Michael T. Treadway, Ph.D.

Treadway

2019

Society for Research in Psychopathology

Winner

Michael T. Treadway, Ph.D.

Emory University

"Locating the Ignition for Motivation"

The focus of Dr. Treadway’s program is to advance the understanding of the neural circuitry underlying motivation and effort-based decision-making, and how alterations in these circuits may give rise to the maladaptive choices commonly found among individuals experiencing symptoms of avolition, apathy, and anhedonia. His primary research activities emanating from this overarching goal have included three core areas: i) characterizing motivational and decision-making deficits in clinical populations, ii) elucidating the neurobiology of motivation, reinforcement learning and decision-making, and iii) testing the validity of a possible transdiagnostic ‘inflammatory sub-type’ for motivational impairments that may arise from abnormal brain-immune interactions.

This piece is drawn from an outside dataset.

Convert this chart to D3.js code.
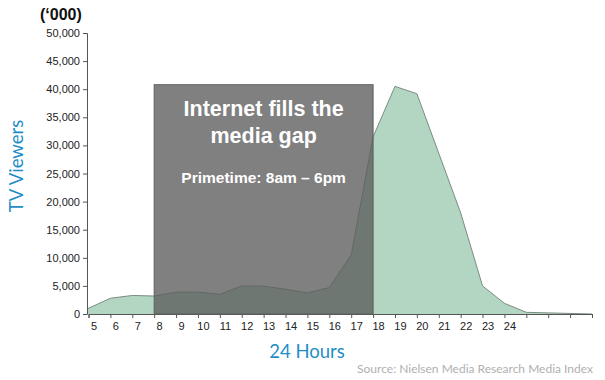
<!DOCTYPE html>
<html>
<head>
<meta charset="utf-8">
<script src="https://cdn.jsdelivr.net/npm/d3@7.9.0/dist/d3.min.js"></script>
<style>
  body { margin: 0; background: #fff; }
  svg text { font-family: "Liberation Sans", Arial, sans-serif; }
</style>
</head>
<body>
<svg id="chart" width="605" height="380"></svg>
<script>
// hours of the day (axis runs past 24 with unlabelled ticks)
const hours = [5, 6, 7, 8, 9, 10, 11, 12, 13, 14, 15, 16, 17, 18, 19, 20, 21, 22, 23, 24, 25, 26, 27, 28];
// TV viewers ('000)
const viewers = [900, 2800, 3300, 3200, 3900, 3900, 3500, 5000, 4950, 4400, 3750, 4700, 10500, 31500, 40500, 39200, 28600, 18000, 5000, 1900, 300, 200, 100, 0];
const hourLabels = [5, 6, 7, 8, 9, 10, 11, 12, 13, 14, 15, 16, 17, 18, 19, 20, 21, 22, 23, 24];
const yTicks = [0, 5000, 10000, 15000, 20000, 25000, 30000, 35000, 40000, 45000, 50000];
// primetime block
const primeHours = [8, 18];
const primeTop = 40800;

const svg = d3.select('#chart');

let x = d3.scaleLinear().domain([5, 28]).range([88.5, 592]);
let y = d3.scaleLinear().domain([0, 50000]).range([314, 33]);
let axisX = 87;

let points = hours.map((h, i) => ({ hour: h, value: viewers[i] }));

let area = d3.area()
    .x(d => d.hour === 5 ? axisX : x(d.hour))
    .y0(y(0))
    .y1(d => y(d.value));

let line = d3.line()
    .x(d => d.hour === 5 ? axisX : x(d.hour))
    .y(d => y(d.value));

svg.append('path')
    .datum(points)
    .attr('d', area)
    .attr('fill', '#b3d6c2');

svg.append('path')
    .datum(points)
    .attr('d', line)
    .attr('fill', 'none')
    .attr('stroke', '#7b8c82')
    .attr('stroke-width', 1);

// axes
let yAxis = d3.axisLeft(y)
    .tickValues(yTicks)
    .tickSize(4)
    .tickPadding(3)
    .tickFormat(d3.format(','));

let yG = svg.append('g')
    .attr('transform', `translate(${axisX},0)`)
    .call(yAxis);

let xAxis = d3.axisBottom(x)
    .tickValues(hours)
    .tickSize(4)
    .tickPadding(4)
    .tickFormat(d => hourLabels.includes(d) ? d : '');

let xG = svg.append('g')
    .attr('transform', `translate(0,${y(0)})`)
    .call(xAxis);

[yG, xG].forEach(g => {
    g.select('.domain').attr('stroke', '#555');
    g.selectAll('.tick line').attr('stroke', '#555');
    g.selectAll('.tick text')
        .attr('fill', '#222')
        .style('font-size', '11px');
});
xG.selectAll('.tick text').attr('dx', 5);

// primetime overlay
svg.append('rect')
    .attr('x', x(primeHours[0]))
    .attr('y', y(primeTop))
    .attr('width', x(primeHours[1]) - x(primeHours[0]))
    .attr('height', y(0) - y(primeTop))
    .attr('fill', 'rgb(92,92,92)')
    .attr('fill-opacity', 0.78)
    .attr('stroke', '#5e5e5e')
    .attr('stroke-width', 1);

let cx = (x(primeHours[0]) + x(primeHours[1])) / 2;

svg.append('text')
    .attr('x', cx).attr('y', 116)
    .attr('text-anchor', 'middle')
    .attr('fill', '#fff')
    .style('font-size', '21.5px')
    .style('font-weight', 'bold')
    .text('Internet fills the');

svg.append('text')
    .attr('x', cx).attr('y', 143)
    .attr('text-anchor', 'middle')
    .attr('fill', '#fff')
    .style('font-size', '21.5px')
    .style('font-weight', 'bold')
    .text('media gap');

svg.append('text')
    .attr('x', cx).attr('y', 183)
    .attr('text-anchor', 'middle')
    .attr('fill', '#fff')
    .style('font-size', '15.5px')
    .style('font-weight', 'bold')
    .text('Primetime: 8am \u2013 6pm');

// labels
svg.append('text')
    .attr('x', 40).attr('y', 20)
    .attr('fill', '#111')
    .style('font-size', '16px')
    .style('font-weight', 'bold')
    .text('(\u2018000)');

svg.append('text')
    .attr('transform', 'translate(23,166) rotate(-90)')
    .attr('text-anchor', 'middle')
    .attr('fill', '#1f8dc6')
    .style('font-family', 'Lato, "Open Sans", sans-serif')
    .style('font-size', '18.5px')
    .text('TV Viewers');

svg.append('text')
    .attr('x', 307).attr('y', 358)
    .attr('text-anchor', 'middle')
    .attr('fill', '#1f8dc6')
    .style('font-family', 'Lato, "Open Sans", sans-serif')
    .style('font-size', '18.5px')
    .text('24 Hours');

svg.append('text')
    .attr('x', 593).attr('y', 373)
    .attr('text-anchor', 'end')
    .attr('fill', '#b0b0b0')
    .style('font-family', 'Lato, "Open Sans", sans-serif')
    .style('font-size', '12px')
    .text('Source: Nielsen Media Research Media Index');
</script>
</body>
</html>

Primary accomplishments to date include:

1) Development of Novel Laboratory Based Measures of Motivation and Effort-Based Decision-Making
Central to this research program has been the design and development of the Effort Expenditure for Rewards Task (EEfRT or “effort”), a laboratory-based, objective, translational measure of motivation for rewards as a novel approach to exploring the role of dopamine-linked motivational processes in psychiatric populations. This measure was explicitly patterned on animal measures of willingness to exert effort used in preclinical research, has been used in 100+ laboratories in over a half-dozen countries throughout the world, and has been translated into five languages. He has already conducted examinations of its sensitivity, validity and reliability in studies of healthy controls, as well as patients with depression and schizophrenia, and have collaborated on projects using this measure to explore motivational deficits in a wide-range of psychiatric and neurological disorders.

2) Identifying Dopaminergic Mechanisms of Human Effort-Based Decision-Making and Approach Behavior
Over several studies using a combination of pharmacological challenge paradigms and PET imaging techniques, he has demonstrated the role of dopamine-releasing agents in modulating human effort-based decision-making, as well as the association between endogenous variation in dopamine systems and individual differences in effort-expenditure preferences and impulsivity.

3) Discovery of Transdiagnostic Behavioral Markers of Altered Motivation in Psychopathology.
Using the Effort Expenditure for Rewards Task, he has identified common and distinct alterations in motivational and cost/benefit decision-making across several different disorders, including depression, schizophrenia, and autism. These studies have helped objectively characterize transdiagnostic dimensions of motivational deficits across various clinical populations.